* **Data**:
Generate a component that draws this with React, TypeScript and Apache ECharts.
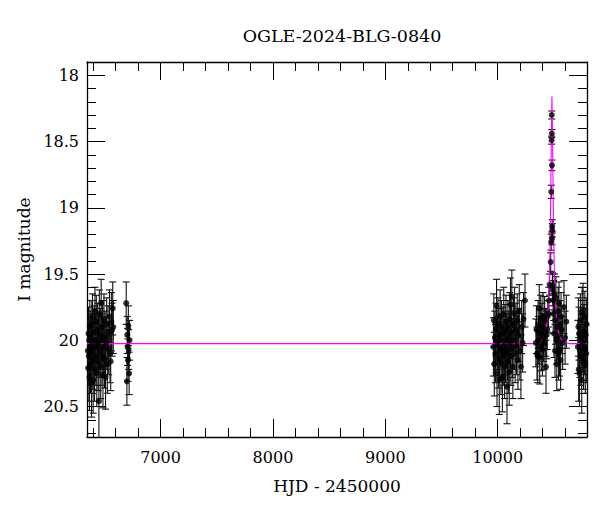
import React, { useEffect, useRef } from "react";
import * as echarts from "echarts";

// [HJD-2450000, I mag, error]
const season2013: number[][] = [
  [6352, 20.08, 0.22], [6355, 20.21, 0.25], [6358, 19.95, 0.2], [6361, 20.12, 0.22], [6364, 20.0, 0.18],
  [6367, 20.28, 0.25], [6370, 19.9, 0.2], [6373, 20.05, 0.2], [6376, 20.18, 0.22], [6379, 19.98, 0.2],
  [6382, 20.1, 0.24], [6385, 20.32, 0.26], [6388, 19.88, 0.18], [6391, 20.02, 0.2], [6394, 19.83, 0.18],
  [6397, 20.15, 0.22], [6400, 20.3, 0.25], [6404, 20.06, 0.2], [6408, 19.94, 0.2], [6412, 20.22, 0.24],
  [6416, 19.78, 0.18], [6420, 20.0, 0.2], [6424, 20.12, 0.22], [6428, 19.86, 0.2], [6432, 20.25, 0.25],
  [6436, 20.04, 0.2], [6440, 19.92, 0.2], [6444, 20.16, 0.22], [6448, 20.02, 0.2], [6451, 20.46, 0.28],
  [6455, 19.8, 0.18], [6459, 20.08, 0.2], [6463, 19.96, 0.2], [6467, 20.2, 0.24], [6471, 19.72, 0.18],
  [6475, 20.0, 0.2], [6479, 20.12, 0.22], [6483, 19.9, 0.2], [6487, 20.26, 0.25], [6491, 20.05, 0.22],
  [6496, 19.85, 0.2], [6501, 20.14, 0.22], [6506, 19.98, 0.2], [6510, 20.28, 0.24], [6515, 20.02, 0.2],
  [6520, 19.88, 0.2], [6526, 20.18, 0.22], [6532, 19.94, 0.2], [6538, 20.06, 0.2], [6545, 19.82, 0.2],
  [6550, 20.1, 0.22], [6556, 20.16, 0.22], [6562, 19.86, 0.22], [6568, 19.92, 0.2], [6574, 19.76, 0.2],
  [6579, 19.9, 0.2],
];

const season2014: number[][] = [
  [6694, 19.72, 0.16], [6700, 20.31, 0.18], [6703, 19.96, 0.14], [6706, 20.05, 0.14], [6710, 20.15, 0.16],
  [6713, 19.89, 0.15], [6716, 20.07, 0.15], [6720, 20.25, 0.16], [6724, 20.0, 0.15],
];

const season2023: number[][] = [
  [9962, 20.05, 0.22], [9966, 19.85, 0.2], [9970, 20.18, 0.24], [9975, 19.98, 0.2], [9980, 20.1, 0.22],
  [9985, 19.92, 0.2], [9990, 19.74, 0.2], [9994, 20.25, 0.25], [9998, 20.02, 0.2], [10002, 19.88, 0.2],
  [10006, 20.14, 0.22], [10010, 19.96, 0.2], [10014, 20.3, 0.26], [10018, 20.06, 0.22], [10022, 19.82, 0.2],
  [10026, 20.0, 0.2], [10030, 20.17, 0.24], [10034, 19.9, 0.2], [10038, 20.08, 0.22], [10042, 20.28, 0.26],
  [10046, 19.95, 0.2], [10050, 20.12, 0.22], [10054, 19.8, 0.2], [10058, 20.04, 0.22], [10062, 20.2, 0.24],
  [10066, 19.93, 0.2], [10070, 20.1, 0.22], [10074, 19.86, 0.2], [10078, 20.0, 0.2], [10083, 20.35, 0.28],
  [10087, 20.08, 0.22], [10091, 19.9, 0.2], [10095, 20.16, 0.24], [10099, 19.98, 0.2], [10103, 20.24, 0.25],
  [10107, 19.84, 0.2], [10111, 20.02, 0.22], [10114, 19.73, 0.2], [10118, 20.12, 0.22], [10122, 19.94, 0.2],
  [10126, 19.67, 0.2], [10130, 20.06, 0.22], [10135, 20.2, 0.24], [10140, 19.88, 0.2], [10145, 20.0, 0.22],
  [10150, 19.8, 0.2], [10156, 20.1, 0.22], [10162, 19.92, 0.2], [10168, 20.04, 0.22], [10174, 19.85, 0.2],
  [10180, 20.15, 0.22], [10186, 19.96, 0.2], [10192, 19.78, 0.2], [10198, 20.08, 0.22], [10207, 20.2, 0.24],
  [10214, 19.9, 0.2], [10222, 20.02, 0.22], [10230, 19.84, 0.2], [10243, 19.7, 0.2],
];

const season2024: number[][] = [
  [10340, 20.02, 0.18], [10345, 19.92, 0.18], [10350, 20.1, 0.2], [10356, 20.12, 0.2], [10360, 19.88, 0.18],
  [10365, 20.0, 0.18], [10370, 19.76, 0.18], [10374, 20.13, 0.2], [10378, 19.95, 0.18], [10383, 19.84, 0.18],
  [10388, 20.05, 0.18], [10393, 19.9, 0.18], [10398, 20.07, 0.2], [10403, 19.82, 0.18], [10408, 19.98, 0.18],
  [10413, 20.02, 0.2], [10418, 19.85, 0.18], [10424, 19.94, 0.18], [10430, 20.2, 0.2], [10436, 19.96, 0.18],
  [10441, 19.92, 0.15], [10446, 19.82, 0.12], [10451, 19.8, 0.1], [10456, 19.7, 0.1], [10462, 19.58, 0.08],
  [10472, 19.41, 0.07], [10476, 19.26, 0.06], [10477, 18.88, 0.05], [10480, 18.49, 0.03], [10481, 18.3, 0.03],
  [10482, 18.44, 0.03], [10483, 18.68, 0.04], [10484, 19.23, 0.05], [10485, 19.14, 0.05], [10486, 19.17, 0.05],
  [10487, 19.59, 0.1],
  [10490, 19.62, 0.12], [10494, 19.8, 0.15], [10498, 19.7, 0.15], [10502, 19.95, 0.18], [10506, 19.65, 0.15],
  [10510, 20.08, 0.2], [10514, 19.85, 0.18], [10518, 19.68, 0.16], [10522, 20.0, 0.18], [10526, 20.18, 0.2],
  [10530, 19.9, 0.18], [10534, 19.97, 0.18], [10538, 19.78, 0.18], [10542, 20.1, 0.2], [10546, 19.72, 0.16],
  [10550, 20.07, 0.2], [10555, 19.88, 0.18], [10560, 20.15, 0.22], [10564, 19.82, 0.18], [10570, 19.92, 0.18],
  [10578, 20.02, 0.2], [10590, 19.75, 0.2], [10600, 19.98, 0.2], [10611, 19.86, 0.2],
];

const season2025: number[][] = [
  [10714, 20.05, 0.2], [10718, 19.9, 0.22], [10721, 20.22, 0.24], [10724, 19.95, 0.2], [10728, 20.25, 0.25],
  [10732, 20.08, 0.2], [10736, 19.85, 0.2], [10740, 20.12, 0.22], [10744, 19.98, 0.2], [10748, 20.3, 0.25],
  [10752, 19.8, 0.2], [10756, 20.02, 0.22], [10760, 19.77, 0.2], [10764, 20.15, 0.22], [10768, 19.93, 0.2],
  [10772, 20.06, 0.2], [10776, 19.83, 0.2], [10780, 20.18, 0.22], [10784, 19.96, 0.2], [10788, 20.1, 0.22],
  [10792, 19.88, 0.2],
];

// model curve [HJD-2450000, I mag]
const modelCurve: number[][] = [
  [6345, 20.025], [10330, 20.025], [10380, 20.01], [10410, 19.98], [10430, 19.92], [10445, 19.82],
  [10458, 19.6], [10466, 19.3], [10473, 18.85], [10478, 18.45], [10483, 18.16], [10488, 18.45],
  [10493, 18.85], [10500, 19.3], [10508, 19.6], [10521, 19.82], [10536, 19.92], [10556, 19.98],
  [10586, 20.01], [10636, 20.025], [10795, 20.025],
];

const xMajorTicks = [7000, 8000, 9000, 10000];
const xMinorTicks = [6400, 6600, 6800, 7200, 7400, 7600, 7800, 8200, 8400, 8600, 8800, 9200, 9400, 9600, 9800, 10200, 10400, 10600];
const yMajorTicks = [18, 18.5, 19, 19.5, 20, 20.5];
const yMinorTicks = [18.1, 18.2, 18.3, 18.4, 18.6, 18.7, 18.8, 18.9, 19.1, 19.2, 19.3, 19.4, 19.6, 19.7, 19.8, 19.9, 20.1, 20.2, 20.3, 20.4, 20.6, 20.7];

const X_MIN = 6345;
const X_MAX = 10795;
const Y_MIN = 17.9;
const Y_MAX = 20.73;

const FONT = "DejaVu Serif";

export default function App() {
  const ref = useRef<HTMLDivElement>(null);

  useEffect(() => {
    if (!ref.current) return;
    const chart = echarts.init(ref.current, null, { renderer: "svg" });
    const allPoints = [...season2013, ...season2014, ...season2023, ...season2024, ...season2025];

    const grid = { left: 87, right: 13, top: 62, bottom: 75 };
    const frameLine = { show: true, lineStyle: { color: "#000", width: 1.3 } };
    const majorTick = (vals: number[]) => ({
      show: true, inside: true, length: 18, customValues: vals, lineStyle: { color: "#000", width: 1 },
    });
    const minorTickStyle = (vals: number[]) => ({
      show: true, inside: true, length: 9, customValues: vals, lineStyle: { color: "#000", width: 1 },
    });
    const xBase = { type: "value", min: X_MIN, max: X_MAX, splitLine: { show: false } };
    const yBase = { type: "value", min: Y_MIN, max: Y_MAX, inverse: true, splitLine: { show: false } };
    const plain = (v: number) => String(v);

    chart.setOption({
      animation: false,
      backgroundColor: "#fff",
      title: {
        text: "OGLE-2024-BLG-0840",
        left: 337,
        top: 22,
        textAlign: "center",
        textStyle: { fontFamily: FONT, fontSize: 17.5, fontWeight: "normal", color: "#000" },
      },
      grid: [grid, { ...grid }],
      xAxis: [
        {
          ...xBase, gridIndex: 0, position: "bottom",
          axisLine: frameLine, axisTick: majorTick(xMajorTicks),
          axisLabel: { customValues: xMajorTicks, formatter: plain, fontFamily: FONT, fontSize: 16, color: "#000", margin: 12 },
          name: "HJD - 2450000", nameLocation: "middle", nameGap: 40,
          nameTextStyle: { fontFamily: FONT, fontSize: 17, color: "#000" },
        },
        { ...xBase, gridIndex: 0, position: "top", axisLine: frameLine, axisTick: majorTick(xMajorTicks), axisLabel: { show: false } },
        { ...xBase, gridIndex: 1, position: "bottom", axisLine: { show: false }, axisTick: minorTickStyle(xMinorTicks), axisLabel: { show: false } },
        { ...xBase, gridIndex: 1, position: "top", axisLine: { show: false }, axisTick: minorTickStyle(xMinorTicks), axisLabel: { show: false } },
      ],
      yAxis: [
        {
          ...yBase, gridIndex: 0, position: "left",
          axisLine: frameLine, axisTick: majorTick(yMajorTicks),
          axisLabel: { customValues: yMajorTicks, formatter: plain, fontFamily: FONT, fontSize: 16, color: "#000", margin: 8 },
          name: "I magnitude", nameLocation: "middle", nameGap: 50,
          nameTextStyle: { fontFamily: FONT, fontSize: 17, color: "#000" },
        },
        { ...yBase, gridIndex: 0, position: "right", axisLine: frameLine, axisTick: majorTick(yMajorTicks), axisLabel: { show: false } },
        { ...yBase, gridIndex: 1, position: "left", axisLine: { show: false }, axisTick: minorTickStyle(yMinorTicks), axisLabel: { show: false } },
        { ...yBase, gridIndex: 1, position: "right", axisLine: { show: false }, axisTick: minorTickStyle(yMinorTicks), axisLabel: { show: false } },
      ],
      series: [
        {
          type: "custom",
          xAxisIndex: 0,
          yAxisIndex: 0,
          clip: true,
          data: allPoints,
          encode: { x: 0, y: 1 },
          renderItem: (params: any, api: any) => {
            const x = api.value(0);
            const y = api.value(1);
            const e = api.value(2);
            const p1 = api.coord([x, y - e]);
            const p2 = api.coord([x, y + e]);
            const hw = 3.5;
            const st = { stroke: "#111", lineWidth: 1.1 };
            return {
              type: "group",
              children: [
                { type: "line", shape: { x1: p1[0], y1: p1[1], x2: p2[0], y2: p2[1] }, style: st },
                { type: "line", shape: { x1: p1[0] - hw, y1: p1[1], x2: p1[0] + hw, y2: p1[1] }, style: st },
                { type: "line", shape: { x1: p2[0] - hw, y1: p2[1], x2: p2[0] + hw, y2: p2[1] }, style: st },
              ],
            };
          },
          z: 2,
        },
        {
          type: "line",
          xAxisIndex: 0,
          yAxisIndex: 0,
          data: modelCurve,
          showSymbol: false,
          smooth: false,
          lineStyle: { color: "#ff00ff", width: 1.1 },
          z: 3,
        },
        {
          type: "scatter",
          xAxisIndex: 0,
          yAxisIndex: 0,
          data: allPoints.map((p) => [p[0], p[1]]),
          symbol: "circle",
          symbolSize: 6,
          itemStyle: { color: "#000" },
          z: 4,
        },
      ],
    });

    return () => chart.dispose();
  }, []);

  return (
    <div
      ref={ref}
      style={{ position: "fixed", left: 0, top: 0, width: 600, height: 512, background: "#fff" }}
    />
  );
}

* **What is asked**: Starting at the top of the listing above, please restate word for word each line up to and including the one that holds "import * as", omitting every image.

* **The result**:
Generate a component that draws this with React, TypeScript and Apache ECharts.
import React, { useEffect, useRef } from "react";
import * as echarts from "echarts";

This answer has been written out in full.